Ramener des étrangers pour casser des fleurons de l’industrie nationale, c’est du jamais vu ailleurs. Le projet de la venue d’Almarai est vite oublié et le patron de Soummam a continué son chemin sans faire de bruit.

Cevital, un autre groupe leader national dans son domaine a fait l’objet de la même diabolisation pendant plusieurs années. Le groupe d’Issad Rebrab n’a pas seulement fait l’objet d’attaques sur les réseaux sociaux, mais il a vu plusieurs de ses projets de développement bloqués.
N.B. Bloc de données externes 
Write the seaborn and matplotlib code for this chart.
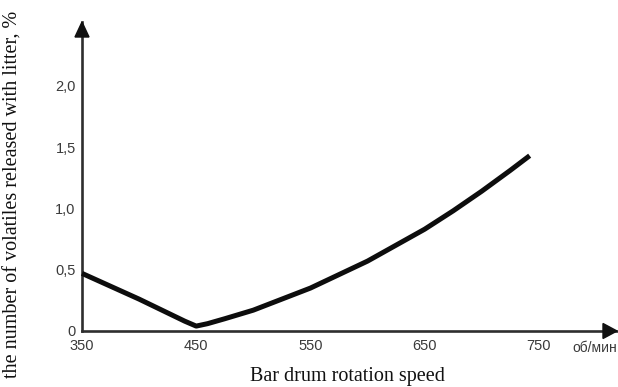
import matplotlib
matplotlib.use("Agg")
import matplotlib.pyplot as plt
from matplotlib.patches import Polygon
import seaborn as sns
import pandas as pd

# Rotation speed of the bar drum (rpm) and share of volatiles lost with litter (%)
speed = [350, 400, 440, 450, 460, 475, 500, 525, 550, 575, 600, 625, 650, 675, 700, 725, 742]
volatiles = [0.47, 0.26, 0.08, 0.04, 0.06, 0.10, 0.17, 0.26, 0.35, 0.46, 0.57, 0.70, 0.83, 0.98, 1.14, 1.31, 1.43]

x_ticks = [350, 400, 450, 500, 550, 600, 650, 700, 750, 800]
x_labels = ["350", "", "450", "", "550", "", "650", "", "750", ""]
y_ticks = [0, 0.5, 1.0, 1.5, 2.0]
y_labels = ["0", "0,5", "1,0", "1,5", "2,0"]

df = pd.DataFrame({"speed": speed, "volatiles": volatiles})

sns.set_style("white")
plt.rcParams["font.family"] = ["Liberation Sans", "DejaVu Sans"]

W, H = 618, 387
fig = plt.figure(figsize=(W / 100, H / 100), dpi=100)
x0, x1 = 82, 617      # pixel span of the x axis
y0, y1 = 331, 22      # pixel span of the y axis
ax = fig.add_axes([x0 / W, (H - y0) / H, (x1 - x0) / W, (y0 - y1) / H])

px_per_x = 57.1 / 50
px_per_y = 122.6
xmax = 350 + (x1 - x0) / px_per_x
ymax = (y0 - y1) / px_per_y
ax.set_xlim(350, xmax)
ax.set_ylim(0, ymax)

sns.lineplot(data=df, x="speed", y="volatiles", ax=ax, color="#0d0d0d",
             linewidth=3.6, solid_joinstyle="round", solid_capstyle="butt",
             clip_on=False, zorder=3)

axis_color = "#2e2e2e"
for side in ("top", "right"):
    ax.spines[side].set_visible(False)
for side in ("left", "bottom"):
    ax.spines[side].set_color(axis_color)
    ax.spines[side].set_linewidth(1.9)
    ax.spines[side].set_zorder(2)

# arrow heads at the ends of both axes
hx = 7 / px_per_x
hy = 15 / px_per_y
ax.add_patch(Polygon([(350 - hx, ymax - hy), (350 + hx, ymax - hy), (350, ymax)],
                     closed=True, color="#111111", clip_on=False, zorder=4))
hw = 7.5 / px_per_y
hl = 14 / px_per_x
ax.add_patch(Polygon([(xmax - hl, -hw), (xmax - hl, hw), (xmax, 0)],
                     closed=True, color="#111111", clip_on=False, zorder=4))

ax.set_xticks(x_ticks)
ax.set_xticklabels(x_labels)
ax.set_yticks(y_ticks)
ax.set_yticklabels(y_labels)
ax.tick_params(axis="x", direction="in", length=3, width=0.8, color="#555555",
               pad=6, labelsize=10.5, labelcolor="#3a3a3a")
ax.tick_params(axis="y", direction="out", length=3, width=0.8, color="#777777",
               pad=1.5, labelsize=10.5, labelcolor="#3a3a3a")
ax.set_xlabel("")
ax.set_ylabel("")

fig.text(617 / W, 1 - 348 / H, "об/мин", ha="right", va="center",
         fontsize=10, color="#3a3a3a")
fig.text(347 / W, 1 - 377 / H, "Bar drum rotation speed", ha="center", va="center",
         fontsize=14.5, family=["Liberation Serif", "DejaVu Serif"], color="#111111")
fig.text(13 / W, 1 - 194 / H, "the number of volatiles released with litter, %",
         ha="center", va="center", rotation=90, fontsize=14.5,
         family=["Liberation Serif", "DejaVu Serif"], color="#111111")

fig.savefig("out.png", dpi=100)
Cevital a aussi grandement contribué à atténuer la crise dans les hôpitaux en annonçant l’achat de 4000 concentrateurs d’oxygène, ainsi que des centaines d’entreprises de différentes tailles, peu connues pour la plupart.

L’heure de gloire du privé national est-elle enfin arrivée ? En tout cas, sur les réseaux sociaux, un bel hommage est rendu à tous ceux qui ont mis la main à la poche dans ces moments difficiles.

Il est connu que les actions de mécénat ne se médiatisent pas, mais les réseaux sociaux et même les médias traditionnels ne pouvaient rester insensibles devant ces actions d’envergure dans un moment de détresse nationale.

Cette forte médiatisation est assurément pour la bonne cause. Elle contribuera peut-être à faire prendre conscience de l’importance pour un pays d’avoir un secteur privé performant. Si c’est là sans doute le message que voudrait faire passer Lounis Hamitouche, il est reçu cinq sur cinq. Du moins auprès de l’opinion publique.